La concertazione richiede non solo un equilibrio tra buca e palcoscenico, facilitato a Bayreuth dal fatto che il golfo mistico è incassato sotto la scena, sia effetti stereofonici, resi possibili a Bayreuth, da ‘praticabili’ in palcoscenico e nei palchi. Tali effetti sono particolarmente importanti nella sequenza (ultima parte del primo atto) della Consacrazione e dell’Eucarestia.

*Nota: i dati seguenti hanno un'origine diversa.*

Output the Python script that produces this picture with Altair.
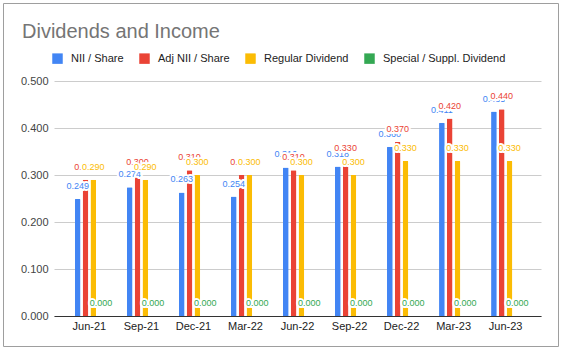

Abbado risolve il nodo con un sipario bianco che copre l’azione (sempre delicata da rappresentare in teatro) e dislocando il coro in parte nei palchi di proscenio e nella galleria.

 

La concertazione è molto ‘italiana’, come quelle di Ferro e Kuhn: il suo è più morbido e tenero del solito. Altri aspetti musicali sono molti italiani e ricordano l’allestimento Pizzi-Ferro proposto alla Fenice nel febbraio 1993 (in occasione del centenario della morte di Wagner). Il protagonista non è un ‘tenore eroico’ dal timbro brunito ma un ‘tenore lirico’ con un volume generoso, l’americano Andrew Richards, con una vocalità simile a quella di Peter Hoffman (a Venezia) e di René Kollo (in varie esecuzioni). La deuteragostica femminile non è un soprano drammatico ma un contralto che può raggiungere un registro elevato (la svedese Anna Larsson) così come nel Parsifal veneziano del 1993 quando il ruolo è stato affidato all’americana Gail Gilmore Ottime la altre voci specialmente Gábor Bretz nel faticosissimo ruolo di Gurnemantz . Detlef Roth è Amfortas, Lucio Gallo Klingsor. Li ricordo negli stessi ruoli all’Accamedia di Santa Cecilia diretti da Daniele Gatti. Occorre elogiare i cori , da quello del Teatro Comunale diretto da Andrea Faidutti, a quello di voci bianche della scuola Alessandra Galante Garrone diretto da Alhambra Superchi.